January 31, 2008 at 13:33
Sorry to insist there is no evidence for maco evolution, plus the birds did not evolve from dinosaurs or reptiles. Can you prove otherwise? I am a biologist.
It is known that this idea of the origin of birds conflicts with the sequence (or steps) of creation made by the Lord as told in Genesis.
“Current evidence is that homo sapiens sapiens emerged from a genetic bottleneck within the past 50,000 years. That coincides with physical evidence of a sudden profusion of art, tool-making, spoken language, that never appeared in millions of years of previous hominid existence.”
Current evidence, where and what is it?
homo sapiens sapiens, is this a relatively recently added variation of homo sapiens or a newer subspecies?
genetic bottleneck. What is the scientific proof, from the genetics perspective for this event, naming the genes involved and how the newly appearing genome ensured its continuation.
Lastly “sudden profusion of art, tool-making, spoken language, that never appeared in millions of years” is the concrete proof that the first man was specially created, soul and body, and received the breath of life. God gave him the gift of the know hows of everything you mention.
A colleague wanted to explain scientifically how bisexual species appeared and survived. He was helpless. To solve this problem he decided to speculate his theory: all bisexual species “must have” started as a hermaphrodite member, then in a further necessary intra-species evolution step to “differentiate” into male and female.

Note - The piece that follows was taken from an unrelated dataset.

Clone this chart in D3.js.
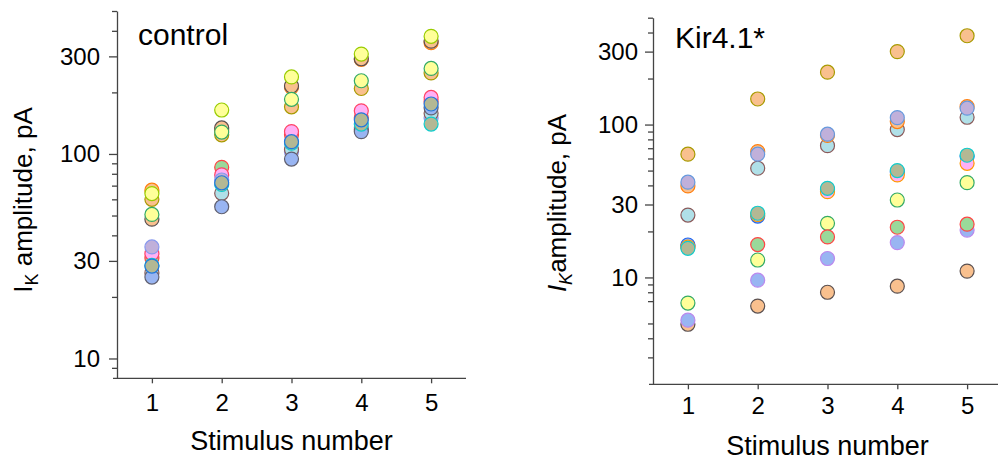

I commented it would have been a lot easier to devise and publish a better, brand new solution for biological origins and evolution, hopefully this time in a correct scientific package. Till this happens (if it does) Genesis is the truth and the best reference to hold on to.
February 2, 2008 at 16:40
Dear Nisk:
You took my point ALMOST exactly when you noted “Lastly ‘sudden profusion of art, tool-making, spoken language, that never appeared in millions of years’ is the concrete proof that the first man was specially created, soul and body, and received the breath of life. God gave him the gift of the know hows of everything you mention.”
Only, I have no problem with the notion that the physical body, even the capacity of the brain, evolved, as the Creator intended from the beginning. Yes, something profound was done attaching what Hebrew scholars of Genesis call the neshama to the organic body. There was a unique act of creation of something in the image of God, which required both female and male to express it.
I am not a biologist, but my local library is full of books by biologists who trace evolution in some detail. Space on this web site does not allow me to transcribe them, but you know they exist, as much as I know there is a Creation Science Museum in Kentucky. Right now I am reading a book called At Home in the Universe which does not reject natural selection, but puts it in a different perspective, pointing to a natural order which underlies biological evolution, suggesting that we are not a random accident at all, but were expected. The author, also a biologist, even hopes to restore a sense of the sacred, without committing science to any spiritual doctrine—that of course is outside of his competence, or yours as a biologist.